My college kid makes a Hot Pocket nearly everyday, and still reads the directions every time he cooks one.
I formerly apologize to my mother for any and everything that follows that she inevitably won’t approve of. #TheFirstLineInMyAutobiography
Fabio hasn’t aged a day
Thank god for cauliflower rice. Finally a way to chew hot water
Me: ‘Bless me Father for I have sinned.’
Priest: ‘How long since your last confession, my son?’
Me: ‘About 45 minutes.’
The spider I just killed with a napkin isn’t in the napkin, and now I’m in a circle of salt reciting incantations.
Please don’t forget what Christmas is really about.
Asking your 30 year old cousin when she’s going to start having babies.
Zookeeper: we suspect one of you stole a giraffe
Zoo employee 1: oh no
Zoo employee 2: oh no
Me: [knitting a tremendously long scarf] oh no
“Is this InkJet any good?”
“Sure – we’ve sold it to royalty”
“Princesses?”
“Mate, it prints ALL the letters”
My daughter is at school and she just sent me this photo entirely without context so I have to assume she turned her teachers into cats
Everyone’s gangster until they have to carry a leaking compost bag to the bin outside.
Doctor: You suffer from delusions
Me: I don’t think so
Doctor: They seem real but they’re not
Stuart Little: He’s lying to you
Me: Yeah I know
[the day after I meet a genie]
boss: hey team, you can all leave five minutes early today
me: *loudly* oh wow so weird
[in the ambulance]
Paramedic: what’s your blood type?
Me: whatever. I’m not fussy
Stop tweeting about what real women are and are not. You’re going to blow my secret that I’m a lizard creature zipped into a woman suit
The older I get, the more I feel like the town elders in Footloose were actually pretty cool.

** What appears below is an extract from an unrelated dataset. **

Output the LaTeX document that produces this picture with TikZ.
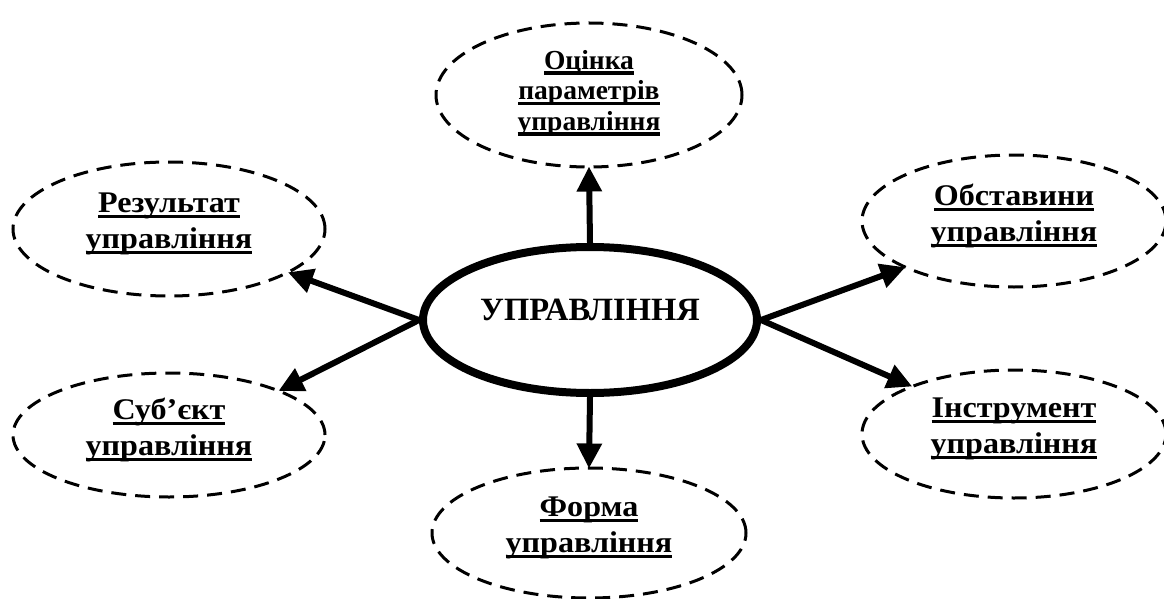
\documentclass[tikz,border=0pt]{standalone}
\usepackage{fontspec}
\setmainfont{Liberation Serif}
\newfontfamily\leaffont[FakeStretch=1.07]{Liberation Serif}
\usetikzlibrary{shapes.geometric,arrows.meta}

% underlined word with a heavy rule just below the baseline
\newcommand\ulword[1]{\setbox0=\hbox{#1}\rlap{\rule[-5.5pt]{\wd0}{3.2pt}}\box0}

\tikzset{
  hub/.style={ellipse, draw, line width=8pt, inner sep=0pt,
    minimum width=334pt, minimum height=146pt,
    text height=12pt, text depth=12pt,
    font=\fontsize{32.5}{36}\selectfont\bfseries},
  leaf/.style={ellipse, draw, line width=3pt, dash pattern=on 15pt off 9pt,
    inner sep=0pt},
  leaftext/.style={inner sep=0pt, align=center, yshift=5pt,
    font=\leaffont\fontsize{30}{35.5}\selectfont\bfseries},
  leaftextthree/.style={inner sep=0pt, align=center, yshift=2pt,
    font=\fontsize{27.5}{30.5}\selectfont\bfseries},
  link/.style={line width=6pt, -{Triangle[length=25pt,width=24pt]}, shorten >=-2pt}
}

\begin{document}
\begin{tikzpicture}[x=1pt, y=-1pt]
  \useasboundingbox (0,0) rectangle (1164,599);
  \clip (0,0) rectangle (1164,599);

  % central concept
  \node[hub] (c) at (590,320) {УПРАВЛІННЯ};

  % surrounding aspects
  \node[leaf, minimum width=306pt, minimum height=144pt,
    label={[leaftextthree]center:{\ulword{Оцінка}\\\ulword{параметрів}\\\ulword{управління}}}]
    (est) at (589,95) {};
  \node[leaf, minimum width=304pt, minimum height=132pt,
    label={[leaftext]center:{\ulword{Обставини}\\\ulword{управління}}}]
    (obst) at (1014,221) {};
  \node[leaf, minimum width=304pt, minimum height=128pt,
    label={[leaftext]center:{\ulword{Інструмент}\\\ulword{управління}}}]
    (instr) at (1014,434) {};
  \node[leaf, minimum width=312pt, minimum height=134pt,
    label={[leaftext]center:{\ulword{Результат}\\\ulword{управління}}}]
    (res) at (169,229) {};
  \node[leaf, minimum width=312pt, minimum height=124pt,
    label={[leaftext]center:{\ulword{Суб’єкт}\\\ulword{управління}}}]
    (subj) at (169,435) {};
  \node[leaf, minimum width=314pt, minimum height=130pt,
    label={[leaftext]center:{\ulword{Форма}\\\ulword{управління}}}]
    (form) at (589,533) {};

  % connectors
  \draw[link] (c.north) -- (est.south);
  \draw[link] (c.south) -- (form.north);
  \draw[link] (c.west) -- (res.-20);
  \draw[link] (c.west) -- (subj.22);
  \draw[link] (c.east) -- (obst.203);
  \draw[link] (c.east) -- (instr.155);
\end{tikzpicture}
\end{document}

[at fancy-dress party shouting over all the barking]
“YOU NEED TO LEAVE”
me dressed as a giant vacuum cleaner: “I DIDNT KNOW YOU HAD 6 DOGS”
My kids can’t find any clean clothes because they packed them all for a trip. We leave in 5 weeks
Civil War only it’s half of your hair that is chill and the other half that wants to secede from your head.
Frankly, I don’t know how Jason and Freddy put up with all the screaming
me: [tells joke]
son: I don’t get it
me: well ur mom told me a joke once and it took me 9 months to get it
I have to ugly cry for the facial recognition to work.
Mum was fed up of the squirrels stealing all the bird food so she greased the feeder!
I’ve found that I can usually judge how hot a woman is by how many times my girlfriend calls her a whore.
Therapist: I think you both suffer from Münchausen syndrome
Hansel and Gretel: [mouths full of gingerbread and gumdrops] why?
The earth moves 1.6 million miles per day. So no I didn’t just “lay in bed and watch TV all day” I traveled very far thank u
Just accidentally deleted all my contacts. Best day ever.
If you need to rush somewhere, carry a fire extinguisher. Nobody will stop a person running with a fire extinguisher.
Ninjas owed people money. You don’t get that good at hiding without owing people money.